WHAT YOU SHOULD DO
Show all lines that include the string "this"; copy each one.

RECORD LIST
** START **

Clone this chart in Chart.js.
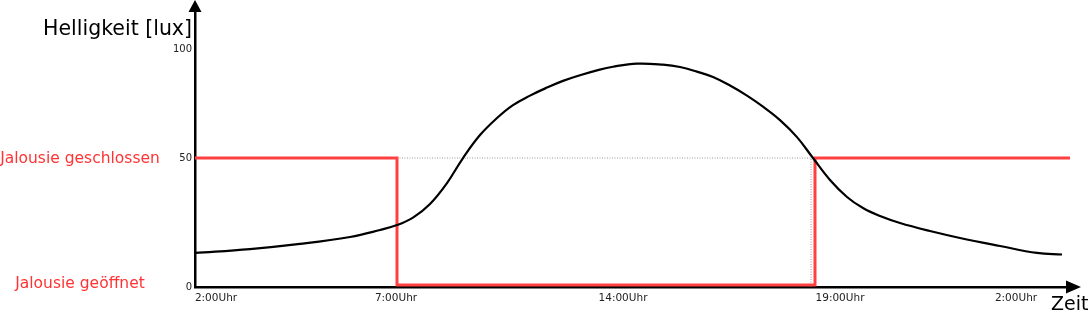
<!DOCTYPE html>
<html>
<head>
<meta charset="utf-8">
<script src="https://cdn.jsdelivr.net/npm/chart.js@4/dist/chart.umd.min.js"></script>
<style>
  html, body { margin: 0; padding: 0; background: #fff; }
  canvas { display: block; }
</style>
</head>
<body>
<canvas id="lightChart" width="1089" height="314"></canvas>
<script>
// schematic axis units (not proportional to the clock times shown)
const curveX = [0, 5.5, 10.5, 15.5, 18.5, 20.2, 21.8, 23.5, 25.2, 26.8, 28.5, 30.2, 31.8, 33.5, 35.2, 36.8, 38.5, 40.2, 41.8, 44.2, 46.8, 48.5, 50.2, 51.8, 53.5, 55.2, 56.8, 58.5, 60.2, 61.8, 63.5, 65.2, 66.8, 68.5, 70.5, 73.5, 76.5, 80.5, 84.2, 86.7];
const curveY = [13.2, 14.7, 16.7, 19.4, 22.1, 24.0, 26.9, 32.2, 40.3, 50.0, 58.9, 65.5, 70.5, 74.2, 77.3, 79.9, 82.1, 84.0, 85.4, 86.6, 86.2, 85.3, 83.5, 81.4, 78.1, 74.2, 69.9, 64.7, 58.1, 50.0, 41.5, 34.9, 30.6, 27.5, 24.8, 21.7, 19.0, 15.9, 13.2, 12.6];

const stepX = [0, 20.2, 20.2, 62.0, 62.0, 87.5];
const stepY = [50, 50, 0.8, 0.8, 50, 50];

const guideX = [20.2, 61.6, 61.6];
const guideY = [50, 50, 0];

const xTickValues = [2.1, 20.1, 42.8, 64.5, 82.1];
const xTickLabels = ['2:00Uhr', '7:00Uhr', '14:00Uhr', '19:00Uhr', '2:00Uhr'];
const yTickValues = [0, 50, 92];
const yTickLabels = ['0', '50', '100'];

const sideLabels = ['Jalousie geschlossen', 'Jalousie geöffnet'];
const sideLabelValues = [50, 0];

const yTitle = 'Helligkeit [lux]';
const xTitle = 'Zeit';

const toPoints = (xs, ys) => xs.map((x, i) => ({ x: x, y: ys[i] }));
const FONT = "'DejaVu Sans', Verdana, sans-serif";

// arrows, axis titles and the red state labels
const decorations = {
    id: 'decorations',
    afterDraw(chart) {
        const ctx = chart.ctx;
        const area = chart.chartArea;
        const yScale = chart.scales.y;
        ctx.save();
        ctx.fillStyle = '#000';

        // y arrow
        ctx.beginPath();
        ctx.moveTo(area.left, 0);
        ctx.lineTo(area.left - 6.5, area.top + 1);
        ctx.lineTo(area.left + 6.5, area.top + 1);
        ctx.closePath();
        ctx.fill();

        // x arrow
        ctx.beginPath();
        ctx.moveTo(area.right + 6, area.bottom);
        ctx.lineTo(area.right - 9, area.bottom - 6.5);
        ctx.lineTo(area.right - 9, area.bottom + 6.5);
        ctx.closePath();
        ctx.fill();

        ctx.fillStyle = '#000';
        ctx.textBaseline = 'middle';
        ctx.font = '20.5px ' + FONT;
        ctx.textAlign = 'right';
        ctx.fillText(yTitle, area.left - 3, 30);
        ctx.font = '19px ' + FONT;
        ctx.textAlign = 'left';
        ctx.fillText(xTitle, 1051, 305);

        ctx.fillStyle = '#ff3333';
        ctx.font = '15.5px ' + FONT;
        ctx.textAlign = 'center';
        sideLabels.forEach((txt, i) => {
            const y = yScale.getPixelForValue(sideLabelValues[i]);
            ctx.fillText(txt, 80, sideLabelValues[i] === 0 ? y - 3 : y + 1);
        });
        ctx.restore();
    }
};

new Chart(document.getElementById('lightChart'), {
    type: 'line',
    data: {
        datasets: [
            {
                label: 'Helligkeit',
                data: toPoints(curveX, curveY),
                borderColor: '#000',
                borderWidth: 2.2,
                pointRadius: 0,
                tension: 0.4,
                order: 1
            },
            {
                label: 'Jalousie',
                data: toPoints(stepX, stepY),
                borderColor: '#ff4040',
                borderWidth: 3,
                pointRadius: 0,
                tension: 0,
                order: 2
            },
            {
                label: 'Schwelle',
                data: toPoints(guideX, guideY),
                borderColor: '#9a9a9a',
                borderWidth: 1,
                borderDash: [1, 1.5],
                pointRadius: 0,
                tension: 0,
                order: 3
            }
        ]
    },
    options: {
        responsive: false,
        animation: false,
        layout: { padding: { top: 11, right: 14, left: 0, bottom: 0 } },
        plugins: {
            legend: { display: false },
            tooltip: { enabled: false }
        },
        scales: {
            x: {
                type: 'linear',
                min: 0,
                max: 88,
                grid: { display: false, drawTicks: false },
                border: { color: '#000', width: 2.5 },
                afterBuildTicks: s => { s.ticks = xTickValues.map(v => ({ value: v })); },
                afterFit: s => { s.height = 27; },
                ticks: {
                    padding: 5,
                    maxRotation: 0,
                    autoSkip: false,
                    color: '#222',
                    font: { family: FONT, size: 10.5 },
                    callback: (v, i) => xTickLabels[i]
                }
            },
            y: {
                type: 'linear',
                min: 0,
                max: 107,
                grid: { display: false, drawTicks: false },
                border: { color: '#000', width: 2.5 },
                afterBuildTicks: s => { s.ticks = yTickValues.map(v => ({ value: v })); },
                afterFit: s => { s.width = 195; },
                ticks: {
                    padding: 3,
                    autoSkip: false,
                    color: '#222',
                    font: { family: FONT, size: 10 },
                    callback: (v, i) => yTickLabels[i]
                }
            }
        }
    },
    plugins: [decorations]
});
</script>
</body>
</html>
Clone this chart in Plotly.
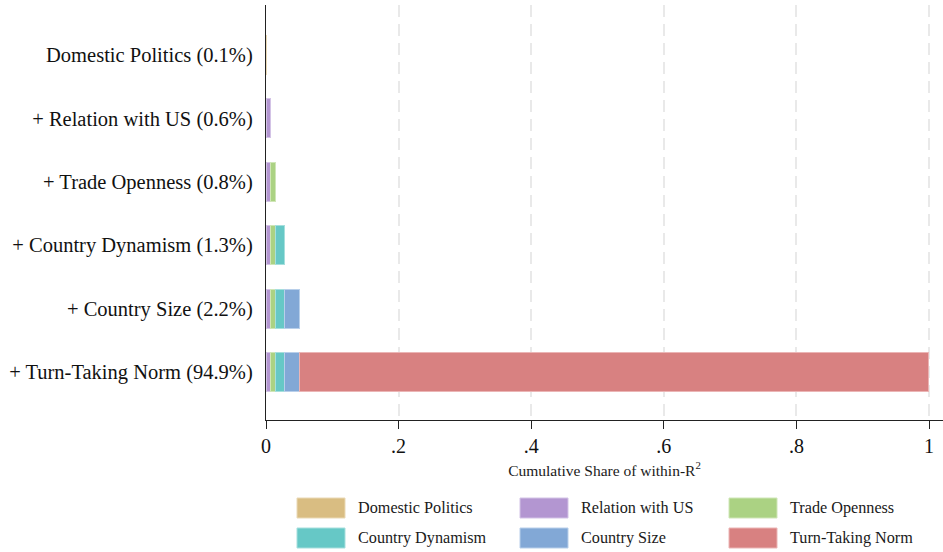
import plotly.graph_objects as go

# Rows of the decomposition, top to bottom
row_labels = [
    "Domestic Politics (0.1%)",
    "+ Relation with US (0.6%)",
    "+ Trade Openness (0.8%)",
    "+ Country Dynamism (1.3%)",
    "+ Country Size (2.2%)",
    "+ Turn-Taking Norm (94.9%)",
]

# Each added block of variables and its share of the within-R^2
series_names = [
    "Domestic Politics",
    "Relation with US",
    "Trade Openness",
    "Country Dynamism",
    "Country Size",
    "Turn-Taking Norm",
]
shares = [0.001, 0.006, 0.008, 0.013, 0.022, 0.949]

colors = ["#d9bd82", "#b396d1", "#abd283", "#66c8c6", "#82a8d6", "#d88181"]
edge_colors = ["#ead9b5", "#d3c3e6", "#cfe6b7", "#a6dfdd", "#b8cfea", "#ebb5b5"]

x_ticks = [0, 0.2, 0.4, 0.6, 0.8, 1.0]
x_ticktext = ["0", ".2", ".4", ".6", ".8", "1"]

FONT = "Liberation Serif"

W, H = 943, 552
ML, MR, MT, MB = 266, 0, 5, 132
PW, PH = W - ML - MR, H - MT - MB

fig = go.Figure()

# Cumulative stacking: block j appears in every row from row j downward
for j, (name, share) in enumerate(zip(series_names, shares)):
    xs = [share if i >= j else None for i in range(len(row_labels))]
    fig.add_trace(go.Bar(
        y=row_labels,
        x=xs,
        name=name,
        orientation="h",
        width=0.615,
        marker=dict(color=colors[j], line=dict(color=edge_colors[j], width=1)),
        showlegend=False,
        hoverinfo="x+name",
    ))


def px_x(p):
    return (p - ML) / PW


def px_y(p):
    return (H - MB - p) / PH


# Legend: three columns, two rows of wide swatches below the axis title
col_swatch = [297, 520, 729]
col_text = [356, 579, 788]
row_top = [498, 528]
sw_w, sw_h = 48, 20
for k, (name, col, edge) in enumerate(zip(series_names, colors, edge_colors)):
    r, c = divmod(k, 3)
    fig.add_shape(
        type="rect", xref="paper", yref="paper",
        x0=px_x(col_swatch[c]), x1=px_x(col_swatch[c] + sw_w),
        y0=px_y(row_top[r] + sw_h), y1=px_y(row_top[r]),
        fillcolor=col, line=dict(color=edge, width=1),
    )
    fig.add_annotation(
        x=px_x(col_text[c]), y=px_y(row_top[r] + sw_h / 2),
        xref="paper", yref="paper", text=name, showarrow=False,
        xanchor="left", yanchor="middle",
        font=dict(family=FONT, size=16.2, color="#1a1a1a"),
    )

fig.update_layout(
    barmode="stack",
    width=W, height=H,
    margin=dict(l=ML, r=MR, t=MT, b=MB, pad=0),
    paper_bgcolor="white",
    plot_bgcolor="white",
    font=dict(family=FONT, color="#111111"),
    showlegend=False,
)

fig.update_xaxes(
    range=[0, 1.021],
    tickvals=x_ticks,
    ticktext=x_ticktext,
    ticks="outside", ticklen=8, tickwidth=1.2, tickcolor="#222222",
    tickfont=dict(family=FONT, size=20, color="#111111"),
    showline=True, linecolor="#222222", linewidth=1.3,
    showgrid=True, gridcolor="#e9e9e9", gridwidth=1.6, griddash="12px,7px",
    zeroline=False,
    title=dict(text="Cumulative Share of within-R<sup>2</sup>",
               font=dict(family=FONT, size=15.5, color="#1a1a1a"), standoff=8),
)

fig.update_yaxes(
    type="category",
    categoryorder="array", categoryarray=row_labels,
    range=[5.757, -0.789],
    ticks="", ticklabelstandoff=8,
    tickfont=dict(family=FONT, size=20.5, color="#111111"),
    showline=True, linecolor="#222222", linewidth=1.3,
    showgrid=False, zeroline=False,
)

fig.write_html("out.html")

** END **

WRITTEN SOLUTION
Clone this chart in Chart.js.
Clone this chart in Plotly.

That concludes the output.